Aim
Review the material and extract every line in which the word "that" occurs.

[Start of Information supplied]

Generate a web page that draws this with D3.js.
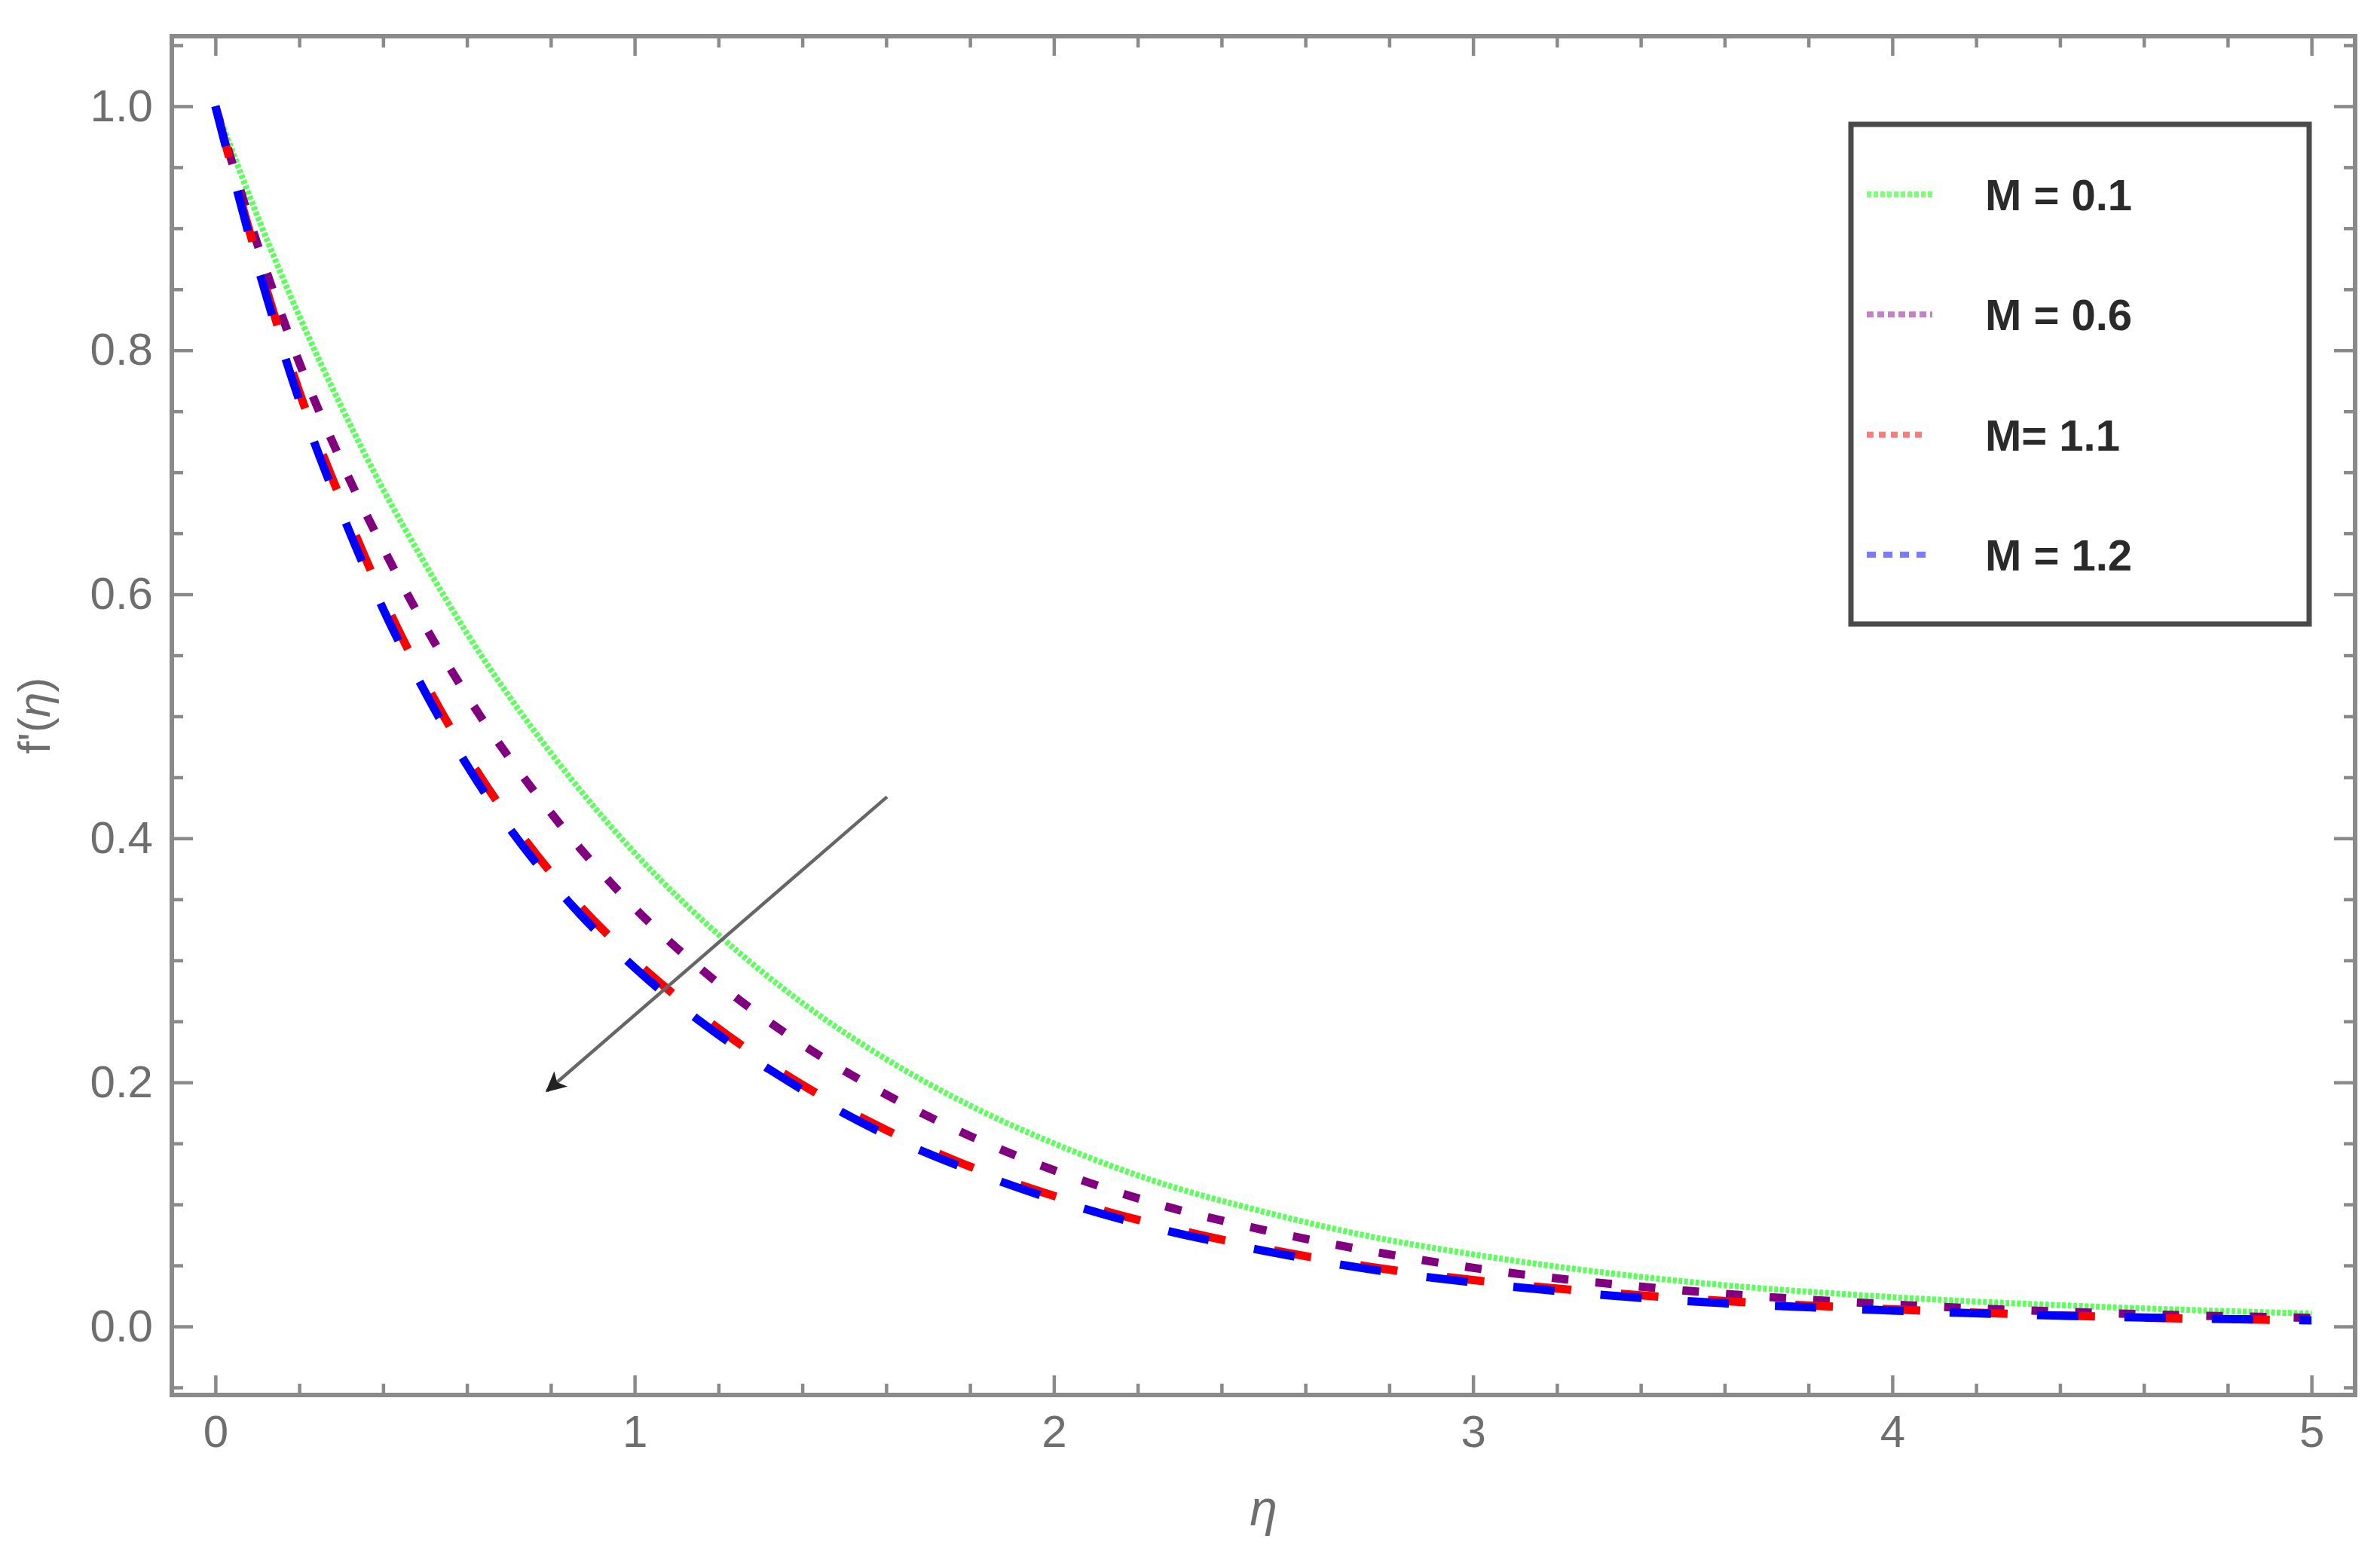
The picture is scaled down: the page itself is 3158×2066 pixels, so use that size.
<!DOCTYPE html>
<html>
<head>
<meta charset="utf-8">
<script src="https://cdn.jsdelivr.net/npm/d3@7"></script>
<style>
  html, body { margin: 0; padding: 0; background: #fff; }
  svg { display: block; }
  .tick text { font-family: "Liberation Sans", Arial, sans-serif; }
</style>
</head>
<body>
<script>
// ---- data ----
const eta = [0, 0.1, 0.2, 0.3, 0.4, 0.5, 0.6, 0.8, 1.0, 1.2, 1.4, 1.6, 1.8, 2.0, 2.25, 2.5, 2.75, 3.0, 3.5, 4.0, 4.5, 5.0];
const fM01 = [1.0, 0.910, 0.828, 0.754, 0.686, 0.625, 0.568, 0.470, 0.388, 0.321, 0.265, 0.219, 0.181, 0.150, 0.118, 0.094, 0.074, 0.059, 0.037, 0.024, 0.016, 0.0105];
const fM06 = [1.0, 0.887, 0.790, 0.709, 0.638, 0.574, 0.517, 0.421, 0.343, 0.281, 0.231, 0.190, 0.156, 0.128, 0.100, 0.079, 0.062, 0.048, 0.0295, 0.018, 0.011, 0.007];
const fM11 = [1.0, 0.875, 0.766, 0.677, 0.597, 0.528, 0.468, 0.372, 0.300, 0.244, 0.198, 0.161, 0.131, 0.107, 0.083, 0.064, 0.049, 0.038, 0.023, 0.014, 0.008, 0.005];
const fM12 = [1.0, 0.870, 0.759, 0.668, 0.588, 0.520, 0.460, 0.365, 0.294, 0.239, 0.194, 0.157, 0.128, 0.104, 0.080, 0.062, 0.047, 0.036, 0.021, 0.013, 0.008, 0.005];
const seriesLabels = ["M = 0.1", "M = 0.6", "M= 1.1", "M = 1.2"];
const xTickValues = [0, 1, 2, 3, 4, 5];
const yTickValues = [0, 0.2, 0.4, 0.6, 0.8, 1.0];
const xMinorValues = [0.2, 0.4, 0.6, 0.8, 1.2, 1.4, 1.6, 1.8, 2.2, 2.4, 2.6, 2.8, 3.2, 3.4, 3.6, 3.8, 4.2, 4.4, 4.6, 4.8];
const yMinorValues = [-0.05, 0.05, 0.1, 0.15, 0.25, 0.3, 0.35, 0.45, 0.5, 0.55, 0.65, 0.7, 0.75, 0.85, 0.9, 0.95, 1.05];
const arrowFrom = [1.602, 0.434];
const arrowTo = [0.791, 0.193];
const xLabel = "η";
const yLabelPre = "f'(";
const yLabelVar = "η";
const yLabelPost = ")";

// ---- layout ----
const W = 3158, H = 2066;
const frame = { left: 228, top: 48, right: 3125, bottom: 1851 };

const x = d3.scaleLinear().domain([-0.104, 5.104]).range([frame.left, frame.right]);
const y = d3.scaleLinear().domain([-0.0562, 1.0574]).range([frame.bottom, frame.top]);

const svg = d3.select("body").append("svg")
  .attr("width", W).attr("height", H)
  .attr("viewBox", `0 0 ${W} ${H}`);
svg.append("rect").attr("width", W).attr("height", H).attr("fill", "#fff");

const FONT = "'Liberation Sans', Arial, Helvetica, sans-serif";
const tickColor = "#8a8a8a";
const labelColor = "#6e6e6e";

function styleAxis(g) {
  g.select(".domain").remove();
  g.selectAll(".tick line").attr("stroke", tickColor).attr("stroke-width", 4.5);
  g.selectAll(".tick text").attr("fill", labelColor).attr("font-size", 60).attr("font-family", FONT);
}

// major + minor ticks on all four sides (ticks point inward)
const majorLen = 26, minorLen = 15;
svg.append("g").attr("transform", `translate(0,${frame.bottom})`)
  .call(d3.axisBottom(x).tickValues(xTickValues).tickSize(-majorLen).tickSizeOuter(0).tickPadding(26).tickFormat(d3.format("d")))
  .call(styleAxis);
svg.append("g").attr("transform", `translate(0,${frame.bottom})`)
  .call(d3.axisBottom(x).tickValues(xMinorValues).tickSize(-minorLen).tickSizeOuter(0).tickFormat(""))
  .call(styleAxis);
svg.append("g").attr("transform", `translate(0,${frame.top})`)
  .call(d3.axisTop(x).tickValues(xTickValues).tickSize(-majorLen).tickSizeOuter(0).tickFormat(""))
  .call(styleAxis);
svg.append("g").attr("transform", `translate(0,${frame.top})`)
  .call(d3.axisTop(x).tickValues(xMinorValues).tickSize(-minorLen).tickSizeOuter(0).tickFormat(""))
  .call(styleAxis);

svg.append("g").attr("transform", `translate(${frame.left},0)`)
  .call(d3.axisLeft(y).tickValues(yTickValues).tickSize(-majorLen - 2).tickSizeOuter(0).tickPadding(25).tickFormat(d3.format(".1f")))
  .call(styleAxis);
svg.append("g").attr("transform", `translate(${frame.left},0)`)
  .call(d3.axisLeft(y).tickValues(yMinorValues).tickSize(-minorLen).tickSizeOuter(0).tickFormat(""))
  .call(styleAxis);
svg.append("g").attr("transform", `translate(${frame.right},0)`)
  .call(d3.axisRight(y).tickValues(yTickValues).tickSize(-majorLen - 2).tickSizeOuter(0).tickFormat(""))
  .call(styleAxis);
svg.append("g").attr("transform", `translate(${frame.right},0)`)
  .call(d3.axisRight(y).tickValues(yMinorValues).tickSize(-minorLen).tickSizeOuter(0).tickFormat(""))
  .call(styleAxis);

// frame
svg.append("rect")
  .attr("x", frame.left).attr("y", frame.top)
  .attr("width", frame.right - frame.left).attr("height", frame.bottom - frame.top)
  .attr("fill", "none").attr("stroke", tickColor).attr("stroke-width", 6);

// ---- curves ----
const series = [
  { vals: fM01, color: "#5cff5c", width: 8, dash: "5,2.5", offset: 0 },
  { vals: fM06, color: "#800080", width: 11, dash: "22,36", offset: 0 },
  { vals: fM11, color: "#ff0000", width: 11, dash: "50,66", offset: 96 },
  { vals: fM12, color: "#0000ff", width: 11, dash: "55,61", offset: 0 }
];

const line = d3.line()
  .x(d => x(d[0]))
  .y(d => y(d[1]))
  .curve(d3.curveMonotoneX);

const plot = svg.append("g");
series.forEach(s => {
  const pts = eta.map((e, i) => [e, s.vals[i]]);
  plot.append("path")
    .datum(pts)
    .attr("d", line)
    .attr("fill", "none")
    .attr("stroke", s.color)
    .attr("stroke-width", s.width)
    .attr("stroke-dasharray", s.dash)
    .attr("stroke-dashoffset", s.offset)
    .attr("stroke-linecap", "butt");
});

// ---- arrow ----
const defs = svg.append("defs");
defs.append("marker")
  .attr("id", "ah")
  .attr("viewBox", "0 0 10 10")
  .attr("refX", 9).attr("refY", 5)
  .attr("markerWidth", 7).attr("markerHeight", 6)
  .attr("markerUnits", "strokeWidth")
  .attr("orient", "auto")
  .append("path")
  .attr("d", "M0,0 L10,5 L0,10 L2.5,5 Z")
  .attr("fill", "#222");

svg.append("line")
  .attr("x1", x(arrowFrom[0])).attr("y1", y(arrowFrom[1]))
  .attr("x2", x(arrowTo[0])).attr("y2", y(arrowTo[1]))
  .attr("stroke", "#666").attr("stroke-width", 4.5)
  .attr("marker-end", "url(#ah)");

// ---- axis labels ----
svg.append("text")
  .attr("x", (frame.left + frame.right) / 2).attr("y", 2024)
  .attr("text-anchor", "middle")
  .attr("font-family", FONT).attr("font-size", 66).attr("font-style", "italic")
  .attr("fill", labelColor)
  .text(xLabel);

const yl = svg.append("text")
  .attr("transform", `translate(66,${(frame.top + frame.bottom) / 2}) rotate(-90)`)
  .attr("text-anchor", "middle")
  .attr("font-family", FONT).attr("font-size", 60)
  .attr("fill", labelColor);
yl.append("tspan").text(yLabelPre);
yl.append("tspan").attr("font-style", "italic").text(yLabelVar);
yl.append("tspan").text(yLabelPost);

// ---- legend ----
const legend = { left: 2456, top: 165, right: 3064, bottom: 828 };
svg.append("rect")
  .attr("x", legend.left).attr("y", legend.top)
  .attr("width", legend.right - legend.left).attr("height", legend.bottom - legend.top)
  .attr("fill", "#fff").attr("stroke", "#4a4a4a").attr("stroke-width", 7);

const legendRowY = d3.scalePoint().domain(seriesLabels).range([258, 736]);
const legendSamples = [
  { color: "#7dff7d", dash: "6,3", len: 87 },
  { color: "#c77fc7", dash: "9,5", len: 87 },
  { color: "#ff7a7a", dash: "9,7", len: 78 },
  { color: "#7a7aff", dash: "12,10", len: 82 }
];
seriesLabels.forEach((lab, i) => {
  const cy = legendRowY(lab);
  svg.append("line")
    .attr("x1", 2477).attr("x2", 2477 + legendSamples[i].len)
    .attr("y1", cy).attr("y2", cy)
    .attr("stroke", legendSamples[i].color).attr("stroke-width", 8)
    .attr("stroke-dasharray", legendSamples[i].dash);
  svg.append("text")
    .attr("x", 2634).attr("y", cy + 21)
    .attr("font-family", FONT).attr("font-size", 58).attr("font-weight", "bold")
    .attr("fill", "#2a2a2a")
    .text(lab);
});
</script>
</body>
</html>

[End of Information supplied]

Solved problem
Generate a web page that draws this with D3.js.
The picture is scaled down: the page itself is 3158×2066 pixels, so use that size.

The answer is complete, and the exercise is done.